Cleaning vs. Damage: A Costly Misclassification

Many deductions are framed as “damage” when they’re actually cleaning.

Examples:

  • Grease buildup labeled as “appliance damage”

  • Soap scum labeled as “fixture damage”

  • Odors labeled as “carpet replacement”

Once something is labeled damage, costs escalate.

Thorough cleaning prevents this escalation.

How Landlords Use Language to Win Disputes

Watch for phrases like:

  • “Excessive wear”

  • “Beyond normal use”

  • “Tenant-caused deterioration”

These terms sound official but are often subjective.
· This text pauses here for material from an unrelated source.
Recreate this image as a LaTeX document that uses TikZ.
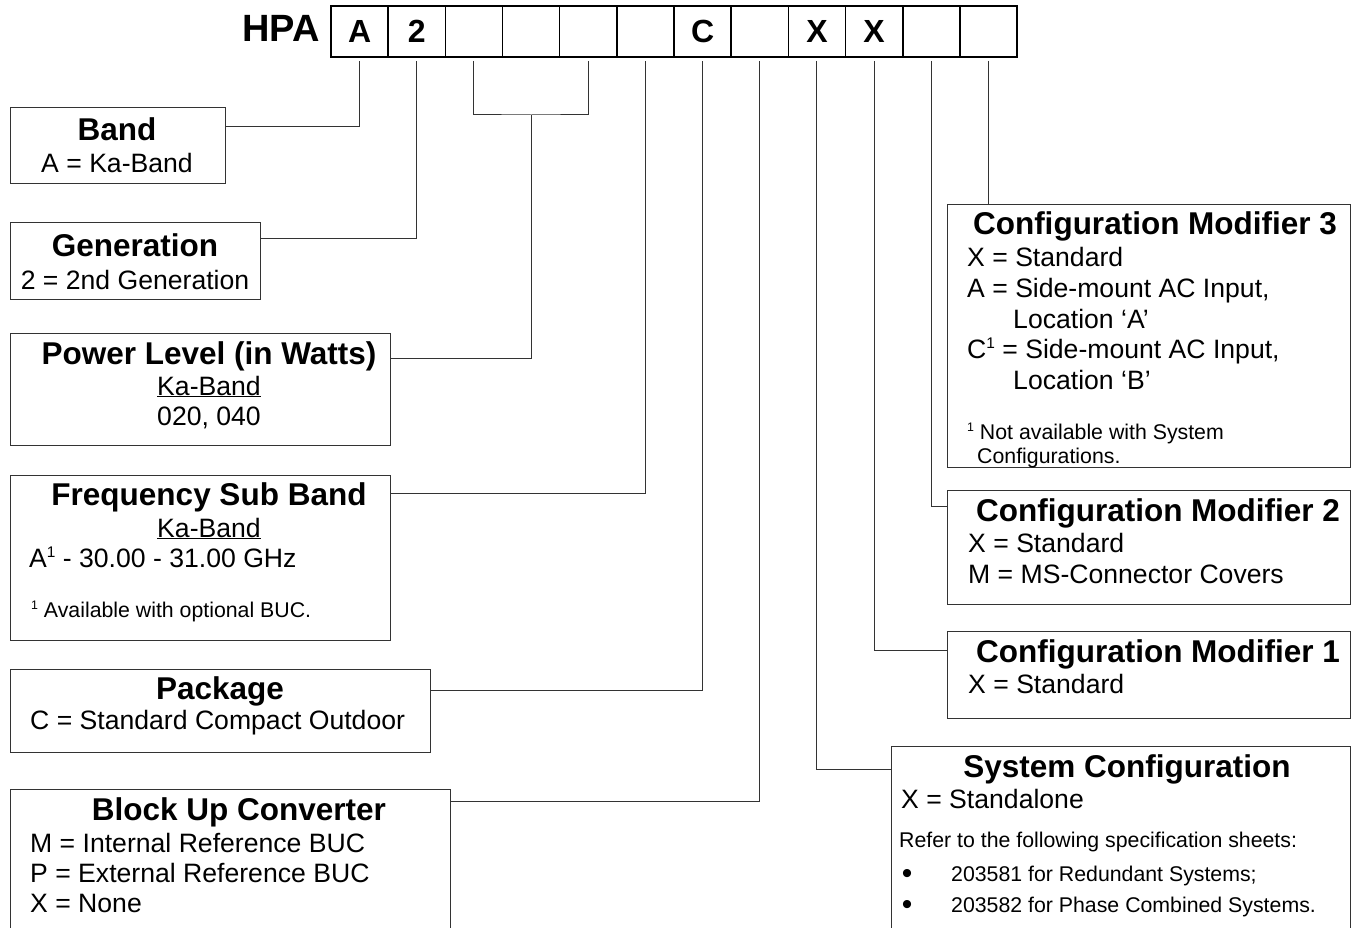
\documentclass[tikz,border=0pt]{standalone}
\usepackage{fontspec}
\setmainfont{Liberation Sans}
\usepackage{tikz}
\usetikzlibrary{positioning}
\newcommand{\supone}{\raisebox{0.36em}{\scalebox{0.58}{1}}}

\begin{document}
\begin{tikzpicture}[
  x=1pt, y=-1pt,
  box/.style={draw=black!80, line width=1.1pt, anchor=north west, inner sep=0pt},
  cell/.style={draw, line width=1.6pt, minimum width=57.17pt, minimum height=51pt, inner sep=0pt, font=\fontsize{32}{36}\selectfont\bfseries},
  ttl/.style={anchor=base, inner sep=0pt, font=\fontsize{31.5}{36}\selectfont\bfseries},
  txt/.style={anchor=base west, inner sep=0pt, font=\fontsize{26.6}{30}\selectfont},
  ctr/.style={anchor=base, inner sep=0pt, font=\fontsize{26.6}{30}\selectfont},
  note/.style={anchor=base west, inner sep=0pt, font=\fontsize{21.3}{24}\selectfont},
  dot/.style={anchor=base, inner sep=0pt, font=\fontsize{30}{30}\selectfont},
  link/.style={draw=black!80, line width=1pt}
]
  \useasboundingbox (0,0) rectangle (1355,928);

  % model number
  \node[anchor=base, inner sep=0pt, font=\fontsize{38}{42}\selectfont\bfseries] (hpa) at (281,42) {HPA};
  \foreach \i/\t in {1/A,2/2,3/{},4/{},5/{},6/{},7/C,8/{},9/X,10/X,11/{},12/{}}
    \node[cell] (c\i) at ({331+57.17*(\i-0.5)},31.5) {\t};

  % left column
  \node[box, minimum width=215pt, minimum height=76pt] (band) at (10,107) {};
  \node[ttl] (bandT) at (117,141) {Band};
  \node[ctr] (bandA) at (117,173) {A = Ka-Band};

  \node[box, minimum width=250pt, minimum height=77pt] (gen) at (10,222) {};
  \node[ttl] (genT) at (135,257) {Generation};
  \node[ctr] (gen2) at (135,289) {2 = 2nd Generation};

  \node[box, minimum width=380pt, minimum height=112pt] (power) at (10,333) {};
  \node[ttl] (powerT) at (209,364) {Power Level (in Watts)};
  \node[ctr] (powerKa) at (209,395) {\underline{Ka-Band}};
  \node[ctr] (powerW) at (209,425) {020, 040};

  \node[box, minimum width=380pt, minimum height=165pt] (freq) at (10,475) {};
  \node[ttl] (freqT) at (209,505) {Frequency Sub Band};
  \node[ctr] (freqKa) at (209,537) {\underline{Ka-Band}};
  \node[txt] (freqA) at (29,567) {A\supone{} - 30.00 - 31.00 GHz};
  \node[note] (freqN) at (31,617) {\supone{} Available with optional BUC.};

  \node[box, minimum width=420pt, minimum height=83pt] (pkg) at (10,669) {};
  \node[ttl] (pkgT) at (220,699) {Package};
  \node[txt] (pkgC) at (30,729) {C = Standard Compact Outdoor};

  \node[box, minimum width=440pt, minimum height=160pt] (buc) at (10,789) {};
  \node[ttl] (bucT) at (239,820) {Block Up Converter};
  \node[txt] (bucM) at (30,852) {M = Internal Reference BUC};
  \node[txt] (bucP) at (30,882) {P = External Reference BUC};
  \node[txt] (bucX) at (30,912) {X = None};

  % right column
  \node[box, minimum width=403pt, minimum height=263pt] (cm3) at (947,204) {};
  \node[ttl] (cm3T) at (1155,235) {Configuration Modifier 3};
  \node[txt] (cm3X) at (967,266) {X = Standard};
  \node[txt] (cm3A) at (967,297) {A = Side-mount AC Input,};
  \node[txt] (cm3LA) at (1013,328) {Location ‘A’};
  \node[txt] (cm3C) at (967,358) {C\supone{} = Side-mount AC Input,};
  \node[txt] (cm3LB) at (1013,389) {Location ‘B’};
  \node[note] (cm3N) at (967,439) {\supone{} Not available with System};
  \node[note] (cm3N2) at (977,463) {Configurations.};

  \node[box, minimum width=403pt, minimum height=114pt] (cm2) at (947,490) {};
  \node[ttl] (cm2T) at (1158,521) {Configuration Modifier 2};
  \node[txt] (cm2X) at (968,552) {X = Standard};
  \node[txt] (cm2M) at (968,583) {M = MS-Connector Covers};

  \node[box, minimum width=403pt, minimum height=87pt] (cm1) at (947,631) {};
  \node[ttl] (cm1T) at (1158,662) {Configuration Modifier 1};
  \node[txt] (cm1X) at (968,693) {X = Standard};

  \node[box, minimum width=459pt, minimum height=200pt] (sys) at (891,746) {};
  \node[ttl] (sysT) at (1127,777) {System Configuration};
  \node[txt] (sysX) at (901,808) {X = Standalone};
  \node[note] (sysR) at (899,847) {Refer to the following specification sheets:};
  \node[dot] (sysB1) at (907,883) {\textbullet};
  \node[note] (sysS1) at (951,881) {203581 for Redundant Systems;};
  \node[dot] (sysB2) at (907,914) {\textbullet};
  \node[note] (sysS2) at (951,912) {203582 for Phase Combined Systems.};

  % connectors
  \coordinate (brk) at (c4.south |- 0,115);
  \draw[link] ([yshift=-20pt]band.north east) -| ([yshift=-3pt]c1.south);
  \draw[link] ([yshift=-17pt]gen.north east) -| ([yshift=-3pt]c2.south);
  \draw[link] ([yshift=-3pt]c3.south) |- (brk) -| ([yshift=-3pt]c5.south);
  \draw[link] (brk) |- ([yshift=-25pt]power.north east);
  \draw[link] ([yshift=-18pt]freq.north east) -| ([yshift=-3pt]c6.south);
  \draw[link] ([yshift=-21pt]pkg.north east) -| ([yshift=-3pt]c7.south);
  \draw[link] ([yshift=-12pt]buc.north east) -| ([yshift=-3pt]c8.south);
  \draw[link] ([yshift=-3pt]c9.south) |- ([yshift=-23pt]sys.north west);
  \draw[link] ([yshift=-3pt]c10.south) |- ([yshift=-19pt]cm1.north west);
  \draw[link] ([yshift=-3pt]c11.south) |- ([yshift=-16pt]cm2.north west);
  \draw[link] ([yshift=-3pt]c12.south) -- (c12.south |- cm3.north);
\end{tikzpicture}
\end{document}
Your defense is not arguing definitions.
It’s removing ambiguity before the inspection.

How Renters Can Protect Themselves

To protect your deposit:

  • Clean to inspection standards

  • Fix obvious, low-cost issues

  • Document everything visually

  • Keep originals with timestamps

  • Track how long you lived in the unit

  • Understand depreciation

Preparation reframes damage as wear and tear.

The Most Common Wear-and-Tear Mistake Renters Make

Assuming landlords will apply the rules fairly.

They won’t—unless evidence forces them to.

This isn’t about bad landlords.
It’s about incentives.

Your deposit is the easiest place to recover costs.
Your documentation is the only thing that stops that.

Why a Checklist Changes the Outcome

Most renters rely on:

  • Memory

  • Assumptions

  • Verbal explanations

Landlords rely on:

  • Photos

  • Reports

  • Invoices

When you use a checklist-based system, you match their process.

That’s why renters who follow a structured move-out checklist consistently get better results.

The Move-Out Checklist USA eBook breaks down wear and tear vs. damage in detail, shows how to document it properly, and gives you step-by-step actions to protect your deposit—before disputes even begin.

Many renters find that one avoided deduction pays for the guide instantly.

Final Takeaway

Normal wear and tear is not damage.
But landlords often treat it as if it were.

When you understand the difference—and prepare for it—you stop losing money to confusion and assumption.

Security deposits aren’t lost because renters are careless.
They’re lost because renters are unprepared.